Delaware Supreme Court Finds Dissident Board Nominees Ineligible Because Of Noncompliance With Bylaws Deadline To Respond To Supplemental Information Request
01/28/2020On January 13, 2020, in an opinion authored by Justice Karen L. Valihura, the Supreme Court of Delaware held that defendants—two investment trusts—were permitted to disqualify the board nominees of a plaintiff shareholder for missing a deadline in the trusts’ bylaws to respond to board requests for additional information. Blackrock Credit Allocation Income Trust v. Saba Capital Master Fund Ltd., C.A. No. 2019-0416-MTZ (Del. Jan. 13, 2020). The Supreme Court’s decision reversed in part a ruling by Vice Chancellor Morgan T. Zurn of the Delaware Court of Chancery that plaintiff’s nominees were improperly excluded. Even though the requests for information may have exceeded the contemplated scope and plaintiff may have misread the bylaws and believed the deadline was inapplicable, the Delaware Supreme Court held that a rule that would excuse deadline non-compliance could “potentially frustrate the purpose of advance notice bylaws” intended to facilitate orderly meetings and election contests.
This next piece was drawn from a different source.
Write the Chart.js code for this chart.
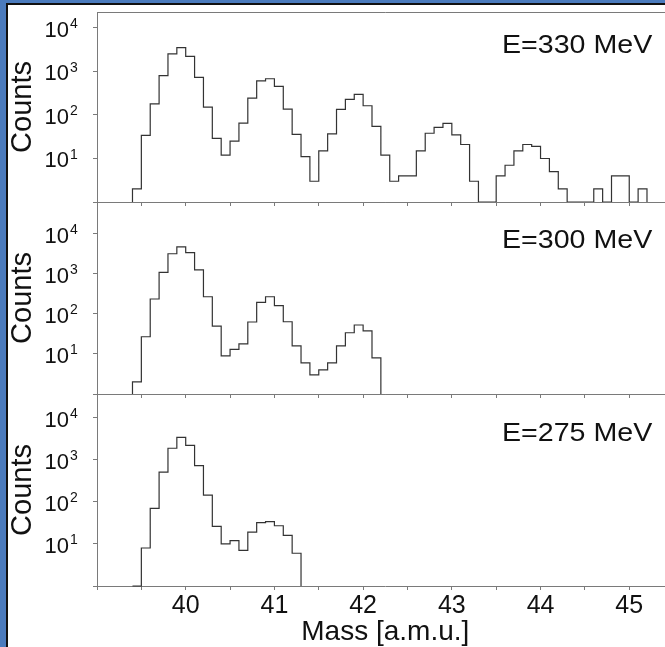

Plaintiff, a shareholder of the investment trusts, provided timely notice to the trusts to nominate to each of the boards a slate of four individuals. A few weeks later, defendants sent to plaintiff requests for additional information—in the form of questionnaires—pursuant to identical provisions of the bylaws of each trust. The requests for additional information did not state a response deadline but did generally reference the relevant section of the bylaws, which contained a five-business-day response deadline. Seven business days after the requests, defendants’ counsel emailed plaintiff declaring that the nomination notice was invalid for failure to comply with the deadline. Thereafter, plaintiff’s counsel responded and argued, among other things, that the deadline was inapplicable and the information requests were duplicative and unreasonable. A proxy contest ensued in which defendants informed shareholders that they would not be counting votes for plaintiff’s slate, because the nominations were invalid. Plaintiff filed suit and moved for a preliminary injunction seeking to preclude defendants from invalidating and interfering with its nominations and to compel the counting of votes for its slate.
The Court of Chancery held that the deadline would have been applicable, but the information requests exceeded the scope of the information to be sought—relating to specified nominee qualifications—pursuant to the bylaws. Therefore, it granted the requested injunctive relief.
The Delaware Supreme Court reversed. The Court noted that certain questions in the information request exceeded the contemplated scope, but other questions were “directly tied to the nominee qualifications under [the bylaws].” Indeed, the Court explained that it was “undisputed” that at least one-third of the questions were “directly relevant.” Thus, found the Court, plaintiff should have raised any concerns or objections it had within the required time frame. According to the Court, “[w]hat [plaintiff] could not do, without risking disqualification of its nominees, was to stay silent, do nothing, and let the deadline pass.” While the Court recognized that the information request did not specify the deadline and a “reasonable reading of the record” was that plaintiff misread the bylaws and did not think it was obligated to respond within five business days, the Court nevertheless held that plaintiff’s non-compliance rendered its nominees ineligible. Explaining the reasoning for its decision, the Court emphasized that it was “reluctant to hold that it is acceptable to simply let pass a clear and unambiguous deadline contained in an advance-notice bylaw”, because excusing such non-compliance would “create uncertainty in the electoral setting.”